### [Requirements]
Take the material below and retype it in full; pictures are left out.
□ □ □ □ □
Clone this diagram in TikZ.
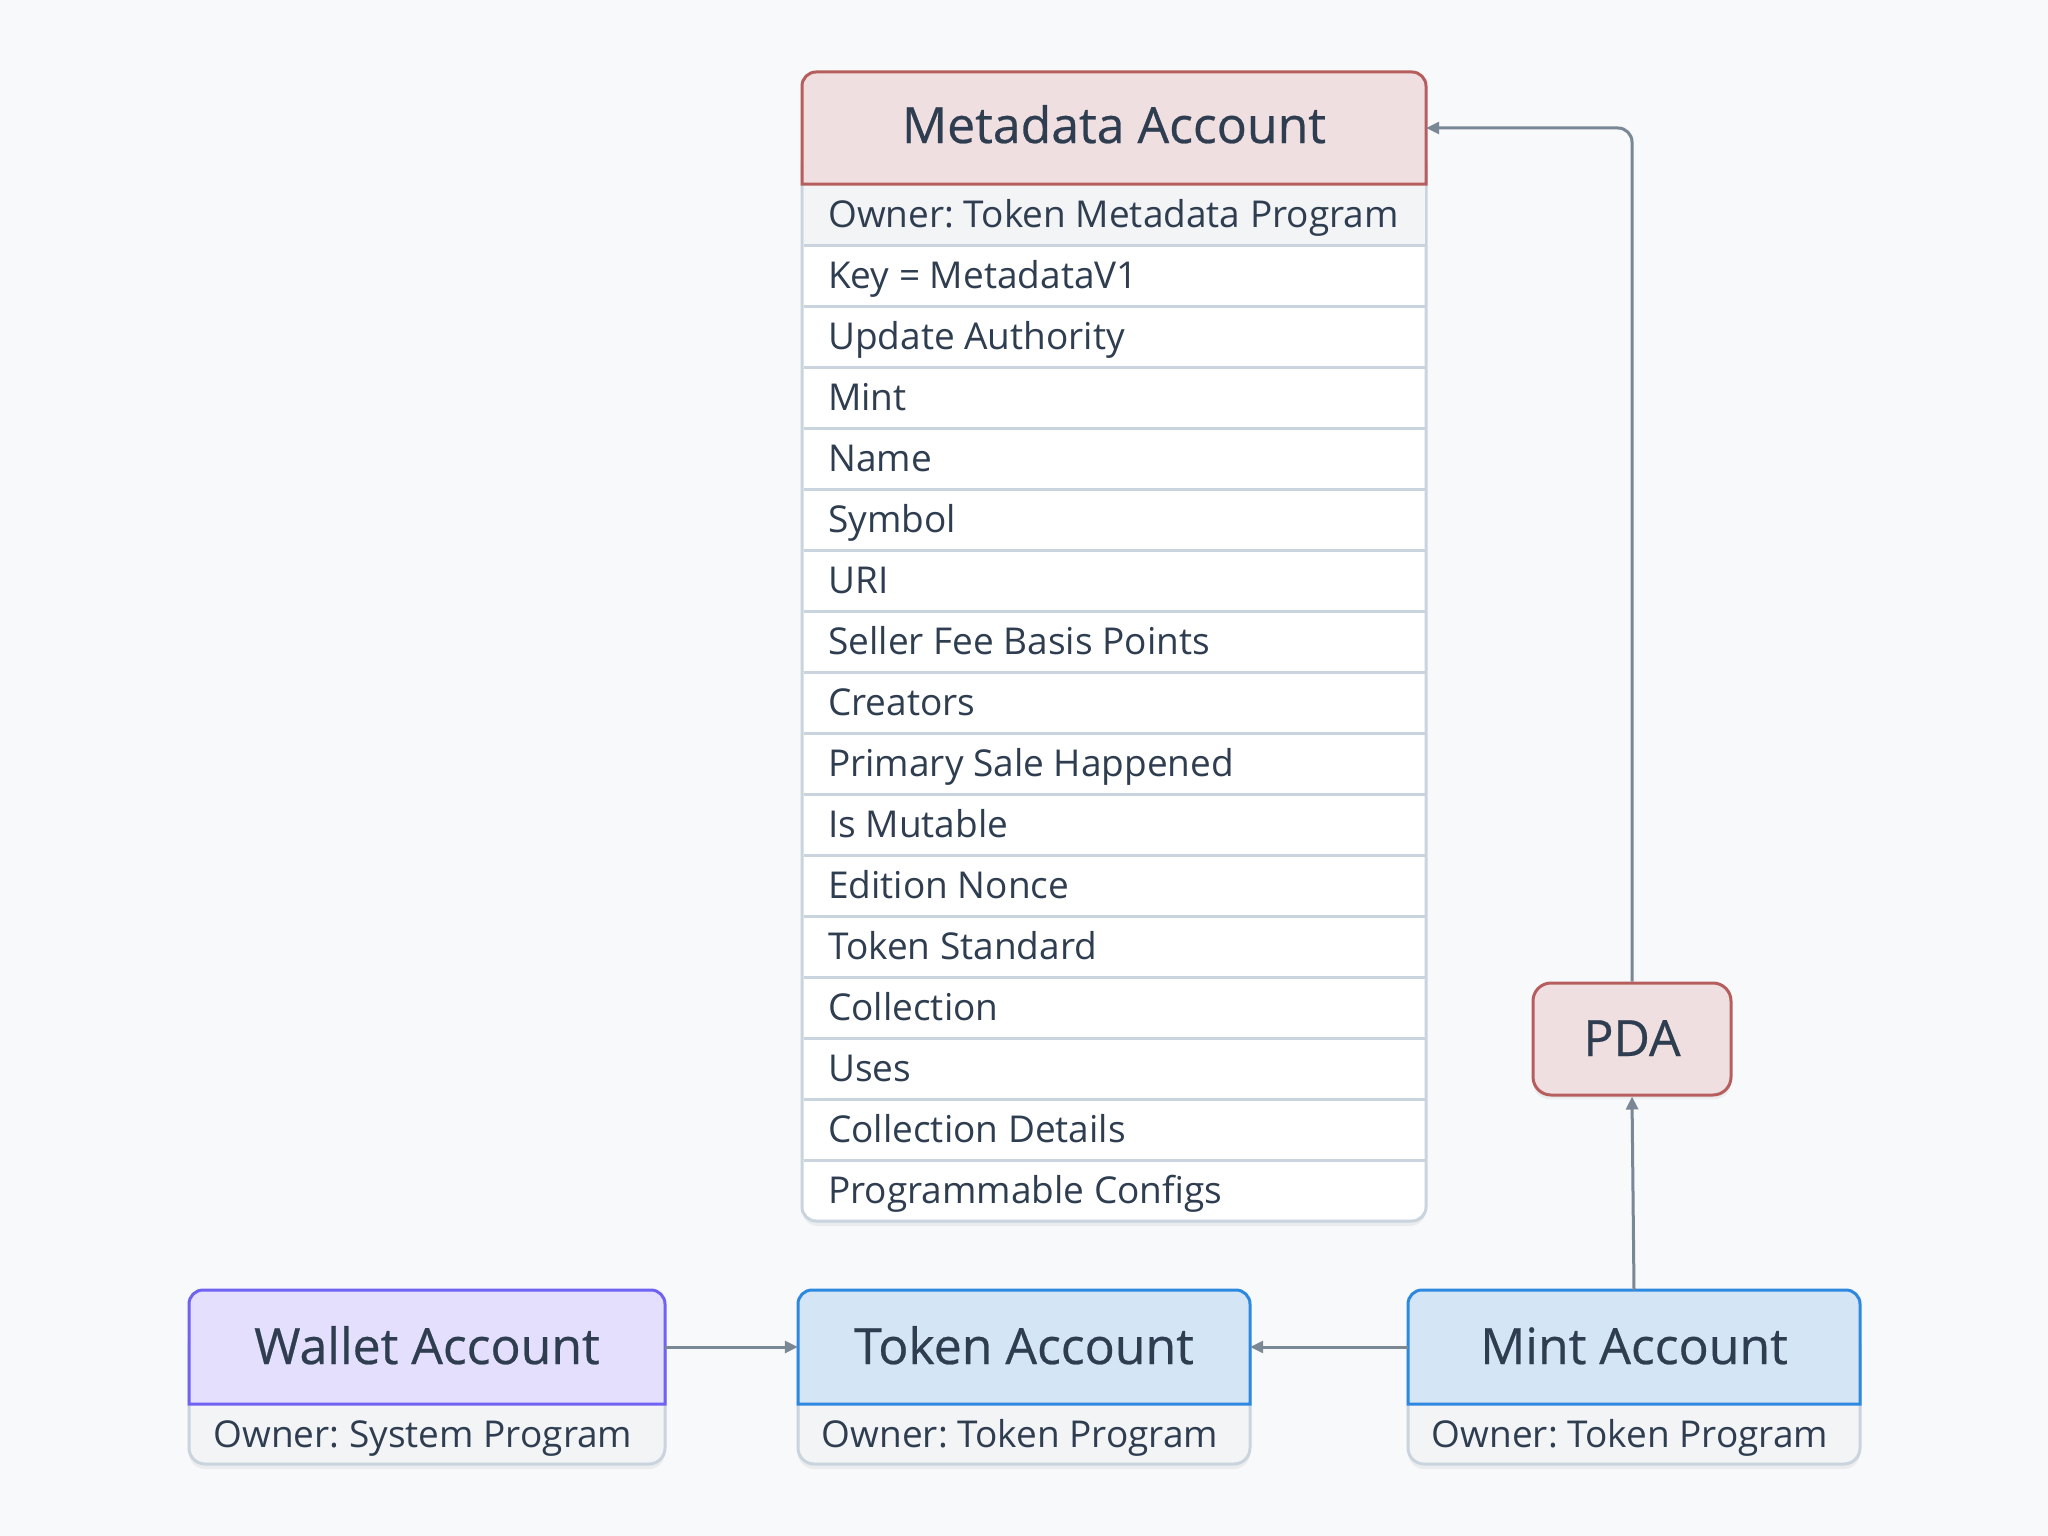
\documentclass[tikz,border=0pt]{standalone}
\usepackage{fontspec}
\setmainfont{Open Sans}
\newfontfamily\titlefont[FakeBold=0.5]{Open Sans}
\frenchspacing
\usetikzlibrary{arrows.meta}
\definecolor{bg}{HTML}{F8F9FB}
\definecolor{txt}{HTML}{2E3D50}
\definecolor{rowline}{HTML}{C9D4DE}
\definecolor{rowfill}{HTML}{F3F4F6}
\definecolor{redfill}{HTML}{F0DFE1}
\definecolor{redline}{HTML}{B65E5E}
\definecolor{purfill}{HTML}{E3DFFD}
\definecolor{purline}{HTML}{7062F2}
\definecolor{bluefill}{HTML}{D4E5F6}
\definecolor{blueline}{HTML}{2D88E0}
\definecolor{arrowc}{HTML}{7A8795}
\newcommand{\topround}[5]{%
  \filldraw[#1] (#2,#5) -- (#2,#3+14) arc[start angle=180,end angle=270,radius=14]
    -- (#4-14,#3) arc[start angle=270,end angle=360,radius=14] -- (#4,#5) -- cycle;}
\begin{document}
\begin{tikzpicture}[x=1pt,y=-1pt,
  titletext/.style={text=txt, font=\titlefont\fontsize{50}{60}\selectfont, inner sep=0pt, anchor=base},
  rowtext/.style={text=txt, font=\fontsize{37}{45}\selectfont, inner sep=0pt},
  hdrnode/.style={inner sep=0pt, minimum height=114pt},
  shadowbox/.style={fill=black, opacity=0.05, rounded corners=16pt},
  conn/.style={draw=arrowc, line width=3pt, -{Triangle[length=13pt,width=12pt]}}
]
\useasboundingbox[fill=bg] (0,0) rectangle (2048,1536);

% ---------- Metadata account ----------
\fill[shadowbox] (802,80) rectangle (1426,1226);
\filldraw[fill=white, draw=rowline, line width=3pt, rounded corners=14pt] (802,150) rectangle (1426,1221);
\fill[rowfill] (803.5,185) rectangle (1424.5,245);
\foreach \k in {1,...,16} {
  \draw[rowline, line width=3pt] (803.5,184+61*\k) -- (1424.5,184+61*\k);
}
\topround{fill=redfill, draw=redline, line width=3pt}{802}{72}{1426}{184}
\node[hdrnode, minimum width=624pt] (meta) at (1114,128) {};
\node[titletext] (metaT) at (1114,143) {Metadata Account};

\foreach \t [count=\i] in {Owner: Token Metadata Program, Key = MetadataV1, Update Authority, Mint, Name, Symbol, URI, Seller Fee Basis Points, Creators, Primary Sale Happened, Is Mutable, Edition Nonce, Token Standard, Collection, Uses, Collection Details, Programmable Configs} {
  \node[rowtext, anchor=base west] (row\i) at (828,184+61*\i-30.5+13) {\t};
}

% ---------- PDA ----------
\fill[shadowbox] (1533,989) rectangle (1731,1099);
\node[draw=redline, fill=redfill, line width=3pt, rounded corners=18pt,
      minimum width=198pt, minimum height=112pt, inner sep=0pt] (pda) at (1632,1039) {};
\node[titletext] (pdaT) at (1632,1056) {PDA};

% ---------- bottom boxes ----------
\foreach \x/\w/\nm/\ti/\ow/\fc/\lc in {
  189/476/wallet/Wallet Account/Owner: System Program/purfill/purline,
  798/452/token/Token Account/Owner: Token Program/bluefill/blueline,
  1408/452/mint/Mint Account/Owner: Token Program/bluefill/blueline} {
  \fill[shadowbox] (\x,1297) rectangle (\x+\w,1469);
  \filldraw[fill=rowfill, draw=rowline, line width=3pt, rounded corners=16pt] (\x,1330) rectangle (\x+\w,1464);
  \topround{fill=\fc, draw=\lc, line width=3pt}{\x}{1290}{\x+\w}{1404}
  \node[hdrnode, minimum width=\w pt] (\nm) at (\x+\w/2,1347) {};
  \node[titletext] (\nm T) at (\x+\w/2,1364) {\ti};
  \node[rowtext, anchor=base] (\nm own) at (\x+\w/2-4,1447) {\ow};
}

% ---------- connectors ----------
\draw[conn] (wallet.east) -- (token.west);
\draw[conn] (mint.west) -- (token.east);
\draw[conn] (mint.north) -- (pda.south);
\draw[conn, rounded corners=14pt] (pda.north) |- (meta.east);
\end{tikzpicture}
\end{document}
□ □ □ □ □
### [Expected output]
Clone this diagram in TikZ.
\documentclass[tikz,border=0pt]{standalone}
\usepackage{fontspec}
\setmainfont{Open Sans}
\newfontfamily\titlefont[FakeBold=0.5]{Open Sans}
\frenchspacing
\usetikzlibrary{arrows.meta}
\definecolor{bg}{HTML}{F8F9FB}
\definecolor{txt}{HTML}{2E3D50}
\definecolor{rowline}{HTML}{C9D4DE}
\definecolor{rowfill}{HTML}{F3F4F6}
\definecolor{redfill}{HTML}{F0DFE1}
\definecolor{redline}{HTML}{B65E5E}
\definecolor{purfill}{HTML}{E3DFFD}
\definecolor{purline}{HTML}{7062F2}
\definecolor{bluefill}{HTML}{D4E5F6}
\definecolor{blueline}{HTML}{2D88E0}
\definecolor{arrowc}{HTML}{7A8795}
\newcommand{\topround}[5]{%
  \filldraw[#1] (#2,#5) -- (#2,#3+14) arc[start angle=180,end angle=270,radius=14]
    -- (#4-14,#3) arc[start angle=270,end angle=360,radius=14] -- (#4,#5) -- cycle;}
\begin{document}
\begin{tikzpicture}[x=1pt,y=-1pt,
  titletext/.style={text=txt, font=\titlefont\fontsize{50}{60}\selectfont, inner sep=0pt, anchor=base},
  rowtext/.style={text=txt, font=\fontsize{37}{45}\selectfont, inner sep=0pt},
  hdrnode/.style={inner sep=0pt, minimum height=114pt},
  shadowbox/.style={fill=black, opacity=0.05, rounded corners=16pt},
  conn/.style={draw=arrowc, line width=3pt, -{Triangle[length=13pt,width=12pt]}}
]
\useasboundingbox[fill=bg] (0,0) rectangle (2048,1536);

% ---------- Metadata account ----------
\fill[shadowbox] (802,80) rectangle (1426,1226);
\filldraw[fill=white, draw=rowline, line width=3pt, rounded corners=14pt] (802,150) rectangle (1426,1221);
\fill[rowfill] (803.5,185) rectangle (1424.5,245);
\foreach \k in {1,...,16} {
  \draw[rowline, line width=3pt] (803.5,184+61*\k) -- (1424.5,184+61*\k);
}
\topround{fill=redfill, draw=redline, line width=3pt}{802}{72}{1426}{184}
\node[hdrnode, minimum width=624pt] (meta) at (1114,128) {};
\node[titletext] (metaT) at (1114,143) {Metadata Account};

\foreach \t [count=\i] in {Owner: Token Metadata Program, Key = MetadataV1, Update Authority, Mint, Name, Symbol, URI, Seller Fee Basis Points, Creators, Primary Sale Happened, Is Mutable, Edition Nonce, Token Standard, Collection, Uses, Collection Details, Programmable Configs} {
  \node[rowtext, anchor=base west] (row\i) at (828,184+61*\i-30.5+13) {\t};
}

% ---------- PDA ----------
\fill[shadowbox] (1533,989) rectangle (1731,1099);
\node[draw=redline, fill=redfill, line width=3pt, rounded corners=18pt,
      minimum width=198pt, minimum height=112pt, inner sep=0pt] (pda) at (1632,1039) {};
\node[titletext] (pdaT) at (1632,1056) {PDA};

% ---------- bottom boxes ----------
\foreach \x/\w/\nm/\ti/\ow/\fc/\lc in {
  189/476/wallet/Wallet Account/Owner: System Program/purfill/purline,
  798/452/token/Token Account/Owner: Token Program/bluefill/blueline,
  1408/452/mint/Mint Account/Owner: Token Program/bluefill/blueline} {
  \fill[shadowbox] (\x,1297) rectangle (\x+\w,1469);
  \filldraw[fill=rowfill, draw=rowline, line width=3pt, rounded corners=16pt] (\x,1330) rectangle (\x+\w,1464);
  \topround{fill=\fc, draw=\lc, line width=3pt}{\x}{1290}{\x+\w}{1404}
  \node[hdrnode, minimum width=\w pt] (\nm) at (\x+\w/2,1347) {};
  \node[titletext] (\nm T) at (\x+\w/2,1364) {\ti};
  \node[rowtext, anchor=base] (\nm own) at (\x+\w/2-4,1447) {\ow};
}

% ---------- connectors ----------
\draw[conn] (wallet.east) -- (token.west);
\draw[conn] (mint.west) -- (token.east);
\draw[conn] (mint.north) -- (pda.south);
\draw[conn, rounded corners=14pt] (pda.north) |- (meta.east);
\end{tikzpicture}
\end{document}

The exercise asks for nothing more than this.